Explain why staying on the insurance is good for them. Explain that keeping kids on longer actually reduces healthcare costs because you will pay the same premiums and the risk pool is bigger, with younger adults that usually don’t need care. Explain that it allows their kids to go to school and not have to worry about getting sick. Explain that if they aren’t covered, they likely will not seek insurance, making the pool smaller, and that means more people that use the insurance are in the pool. Which drives rates up. In the end, being able to keep their kids on the insurance means more people covered while helping control costs. That’s more money in their pockets in the long run and better health for themselves and their kids. That’s what it does for them.

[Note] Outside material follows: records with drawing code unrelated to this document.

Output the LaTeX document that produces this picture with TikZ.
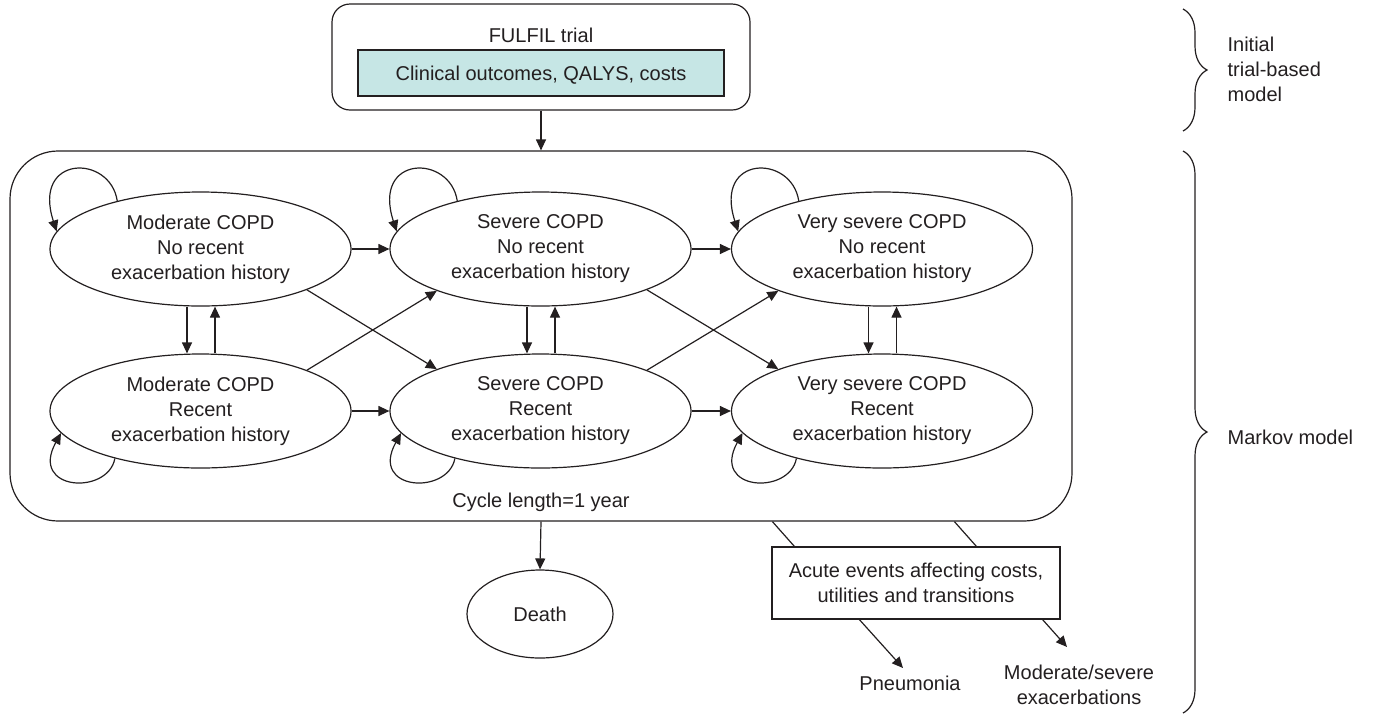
\documentclass[tikz,border=0pt]{standalone}
\usepackage{fontspec}
\setmainfont{Liberation Sans}
\usetikzlibrary{shapes.geometric,arrows.meta,decorations.pathreplacing,calc}
\definecolor{ink}{HTML}{231F20}
\definecolor{boxfill}{HTML}{C6E6E5}
\begin{document}
\begin{tikzpicture}[x=1pt,y=-1pt,
  font=\fontsize{20}{25}\selectfont, text=ink, line width=1.2pt,
  arr/.style={draw=ink,-{Triangle[length=11pt,width=10pt]}},
  ln/.style={draw=ink},
  state/.style={ellipse,draw=ink,minimum width=301pt,minimum height=114pt,inner sep=0pt,align=center},
  lbl/.style={inner sep=0pt,align=center}]
\useasboundingbox (0,0) rectangle (1375,716);

% top box
\node[draw=ink,rounded corners=18pt,minimum width=418pt,minimum height=106pt,inner sep=0pt] (top) at (541,57) {};
\node[lbl,anchor=base] (fulfil) at (541,42) {FULFIL trial};
\node[draw=ink,fill=boxfill,minimum width=366pt,minimum height=46pt,inner sep=0pt] (outc) at (541,73) {};
\node[lbl,anchor=base] (outct) at (541,80) {Clinical outcomes, QALYS, costs};

% Markov box
\node[draw=ink,rounded corners=48pt,minimum width=1062pt,minimum height=370pt,inner sep=0pt] (markov) at (541,336) {};
\node[lbl,anchor=base] (cycle) at (541,507) {Cycle length=1 year};

\draw[arr] (top.south) -- (markov.north);

% states
\node[state] (e1) at (200.5,249) {Moderate COPD\\No recent\\exacerbation history};
\node[state] (e2) at (540.5,249) {Severe COPD\\No recent\\exacerbation history};
\node[state] (e3) at (882,249) {Very severe COPD\\No recent\\exacerbation history};
\node[state] (e4) at (200.5,411) {Moderate COPD\\Recent\\exacerbation history};
\node[state] (e5) at (540.5,411) {Severe COPD\\Recent\\exacerbation history};
\node[state] (e6) at (882,411) {Very severe COPD\\Recent\\exacerbation history};

% horizontal
\draw[arr] (e1.east) -- (e2.west);
\draw[arr] (e2.east) -- (e3.west);
\draw[arr] (e4.east) -- (e5.west);
\draw[arr] (e5.east) -- (e6.west);
% vertical
\foreach \a/\b in {e1/e4,e2/e5,e3/e6}{
  \draw[arr] ([xshift=-13.5pt]\a.south) -- ([xshift=-13.5pt]\b.north);
  \draw[arr] ([xshift=14.5pt]\b.north) -- ([xshift=14.5pt]\a.south);
}
% diagonals
\draw[arr] (e1.-21.5) -- (e5.158.5);
\draw[arr] (e4.21.5) -- (e2.-158.5);
\draw[arr] (e2.-21.5) -- (e6.158.5);
\draw[arr] (e5.21.5) -- (e3.-158.5);

% self loops
\foreach \e in {e1,e2,e3}{
  \draw[arr] (\e.150.6) .. controls +(-7,-47) and +(-25,-77) .. (\e.173.3);
}
\foreach \e in {e4,e5,e6}{
  \draw[arr] (\e.209.4) .. controls +(-7,37) and +(-32,58) .. (\e.189);
}

% death
\node[ellipse,draw=ink,minimum width=146pt,minimum height=88pt,inner sep=0pt] (death) at (540,614) {Death};
\draw[arr] (markov.south) -- (death.north);

% acute events
\node[draw=ink,minimum width=288pt,minimum height=72pt,inner sep=0pt,align=center] (acute) at (916,583) {Acute events affecting costs,\\utilities and transitions};
\draw[ln] ($(markov.south west)+(763,0)$) -- ($(acute.north west)+(23,0)$);
\draw[ln] ($(markov.south west)+(945,0)$) -- ($(acute.north west)+(205,0)$);

\node[lbl,anchor=base] (pneu) at (910,690) {Pneumonia};
\node[lbl] (modsev) at (1079,685) {Moderate/severe\\exacerbations};
\coordinate (ptip) at (903,668);
\coordinate (mtip) at (1067,647);
\draw[arr] ($(acute.south west)+(88,0)$) -- (ptip);
\draw[arr] ($(acute.south east)+(-18,0)$) -- (mtip);

% braces
\draw[ln,decorate,decoration={brace,amplitude=24pt}] (1183,9) -- (1183,131);
\draw[ln,decorate,decoration={brace,amplitude=24pt}] (1183,151) -- (1183,713);
\node[lbl,anchor=west,align=left] (initial) at (1227,69) {Initial\\trial-based\\model};
\node[lbl,anchor=west] (markovlbl) at (1227,437) {Markov model};
\end{tikzpicture}
\end{document}
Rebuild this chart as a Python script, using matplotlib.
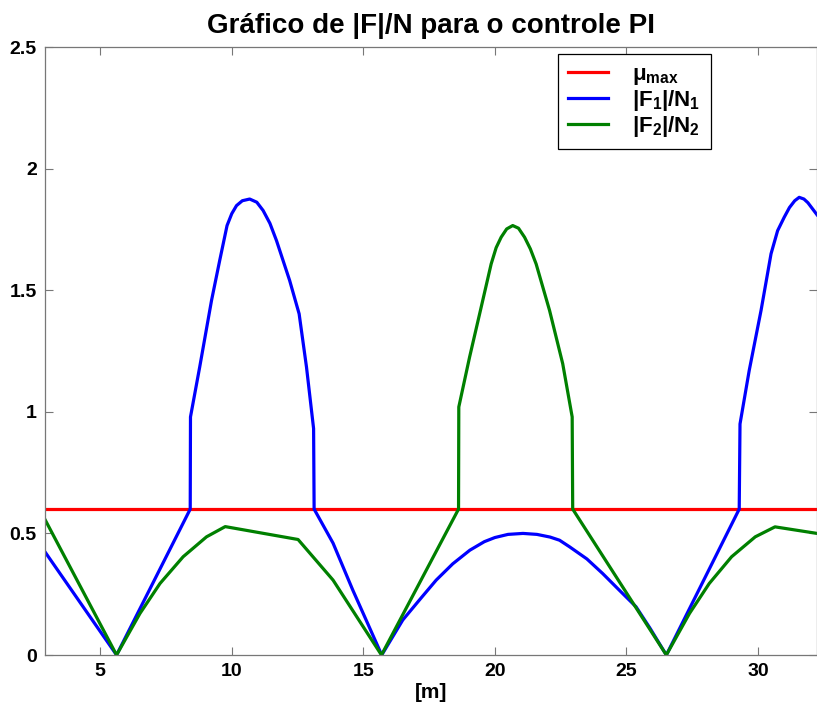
"""Gráfico de |F|/N para o controle PI (recriação em matplotlib)."""
import matplotlib
matplotlib.use("Agg")
import matplotlib.pyplot as plt
from matplotlib import font_manager
from matplotlib.ticker import FormatStrFormatter

# dados
mu_max = 0.6
x_range = [2.9, 32.25]

x_f1 = [2.9, 5.62, 8.42, 8.43, 8.78, 9.23, 9.54, 9.82, 10.0, 10.18, 10.4,
        10.68, 10.95, 11.19, 11.45, 11.70, 12.2, 12.56, 12.84, 13.11, 13.13,
        13.85, 14.6, 15.7, 16.5, 17.2, 17.77, 18.4, 19.05, 19.6, 20.0, 20.5,
        21.07, 21.6, 22.1, 22.46, 22.84, 23.5, 24.1, 24.7, 25.37, 25.9, 26.52,
        29.29, 29.32, 29.67, 30.12, 30.5, 30.75, 31.0, 31.2, 31.4, 31.57,
        31.75, 31.9, 32.25]
y_f1 = [0.424, 0.0, 0.6, 0.979, 1.184, 1.458, 1.622, 1.766, 1.815, 1.848, 1.868,
        1.875, 1.862, 1.828, 1.775, 1.704, 1.54, 1.403, 1.184, 0.931, 0.6,
        0.46, 0.267, 0.0, 0.144, 0.235, 0.308, 0.375, 0.431, 0.466, 0.483, 0.496,
        0.50, 0.496, 0.485, 0.472, 0.445, 0.395, 0.335, 0.27, 0.198, 0.11, 0.0,
        0.6, 0.95, 1.17, 1.417, 1.65, 1.745, 1.80, 1.84, 1.868, 1.882,
        1.875, 1.86, 1.81]

x_f2 = [2.9, 5.62, 6.51, 7.27, 8.15, 9.04, 9.75, 12.52, 13.85, 15.69, 18.62,
        18.63, 19.04, 19.48, 19.86, 20.05, 20.24, 20.45, 20.68, 20.9, 21.13,
        21.35, 21.57, 22.08, 22.58, 22.94, 22.96, 26.52, 27.4, 28.15, 29.0,
        29.9, 30.65, 32.25]
y_f2 = [0.557, 0.0, 0.171, 0.294, 0.404, 0.486, 0.528, 0.475, 0.308, 0.0, 0.6,
        1.02, 1.225, 1.43, 1.608, 1.675, 1.718, 1.752, 1.766, 1.755, 1.718,
        1.67, 1.608, 1.417, 1.198, 0.979, 0.6, 0.0, 0.171, 0.294, 0.404,
        0.486, 0.527, 0.50]

x_ticks = [5, 10, 15, 20, 25, 30]
y_ticks = [0, 0.5, 1, 1.5, 2, 2.5]

# fonte estreita se existir (imagem original comprimida na horizontal)
installed = {f.name for f in font_manager.fontManager.ttflist}
family = "Liberation Sans Narrow" if "Liberation Sans Narrow" in installed else "Liberation Sans"
plt.rcParams["font.family"] = [family, "DejaVu Sans"]
plt.rcParams["mathtext.default"] = "regular"

fig = plt.figure(figsize=(8.17, 7.15), dpi=100)
ax = fig.add_axes([0.0551, 0.0839, 0.945, 0.8503])

ax.plot(x_range, [mu_max, mu_max], color="#ff0000", lw=2.3, label=r"$\mu_{max}$")
ax.plot(x_f1, y_f1, color="#0000ff", lw=2.3, label=r"$|F_1|/N_1$")
ax.plot(x_f2, y_f2, color="#008000", lw=2.3, label=r"$|F_2|/N_2$")

ax.set_xlim(x_range)
ax.set_ylim(0, 2.5)
ax.set_xticks(x_ticks)
ax.set_yticks(y_ticks)
ax.yaxis.set_major_formatter(FormatStrFormatter("%g"))
ax.tick_params(direction="in", length=6, width=0.8, color="#777777",
               top=True, right=True, labelsize=14, pad=6)
for lab in ax.get_xticklabels() + ax.get_yticklabels():
    lab.set_fontweight("bold")
for sp in ax.spines.values():
    sp.set_color("#777777")
    sp.set_linewidth(0.9)

ax.set_xlabel("[m]", fontsize=15, fontweight="bold", labelpad=2)
ax.set_title("Gráfico de |F|/N para o controle PI", fontsize=20,
             fontweight="bold", pad=10)

leg = ax.legend(loc="upper left", bbox_to_anchor=(0.6645, 0.9885),
                borderaxespad=0, fancybox=False, framealpha=1,
                handlelength=1.8, handletextpad=1.1, labelspacing=0.05,
                borderpad=0.45, prop={"size": 16, "weight": "bold"})
leg.get_frame().set_edgecolor("black")
leg.get_frame().set_linewidth(0.9)

fig.savefig("out.png", dpi=100)
plt.close(fig)
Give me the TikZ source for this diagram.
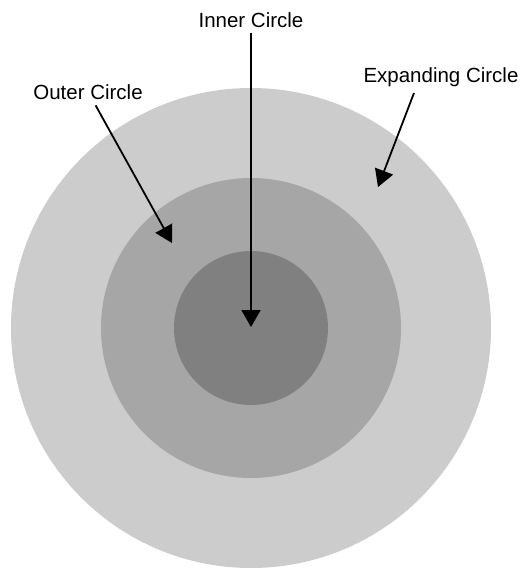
\documentclass[tikz,border=0pt]{standalone}
\usepackage{fontspec}
\setmainfont{Liberation Sans}
\usetikzlibrary{arrows.meta, positioning}
\definecolor{ringlight}{HTML}{CCCCCC}
\definecolor{ringmid}{HTML}{A6A6A6}
\definecolor{ringdark}{HTML}{808080}

\begin{document}
\begin{tikzpicture}[
    x=1pt, y=-1pt,
    every node/.style={font=\fontsize{20.5}{24}\selectfont},
    disc/.style={
        circle,
        draw=none,
        inner sep=0pt
    },
    tag/.style={
        inner sep=6pt,
        anchor=base
    },
    arrow/.style={
        -{Triangle[length=17pt, width=19pt]},
        line width=1.8pt
    }
]
\useasboundingbox (0,0) rectangle (522,568);

\node[disc, fill=ringlight, minimum size=480pt] (expanding) at (251,328) {};
\node[disc, fill=ringmid, minimum size=300pt] (outerring) at (251,328) {};
\node[disc, fill=ringdark, minimum size=154pt] (innerring) at (251,328) {};

\node[tag] (innerlabel) at (251,27) {Inner Circle};
\node[tag] (outerlabel) at (88,99) {Outer Circle};
\node[tag] (expandlabel) at (441,82.5) {Expanding Circle};

\coordinate (innertip) at (251,327);
\coordinate (outertip) at (172,243);
\coordinate (expandtip) at (378,187);

\draw[arrow] (innerlabel.south) -- (innertip);
\draw[arrow] (outerlabel) -- (outertip);
\draw[arrow] ([xshift=-27pt]expandlabel.south) -- (expandtip);

\end{tikzpicture}
\end{document}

And that’s just one small aspect of ACA.
Do read the whole thing...and yes, I'm guilty of that myself. I assume that the reasoning behind voting for President Obama is self-evident, and while I do explain various minutiae of the many individual reasons, the whole 30,000 foot level question of "What's in it for me?" doesn't get answered as much as I'd like to.
I'm going to try to address that more as we head into the heart of the election season.
New tag: But What Does It Do For Me?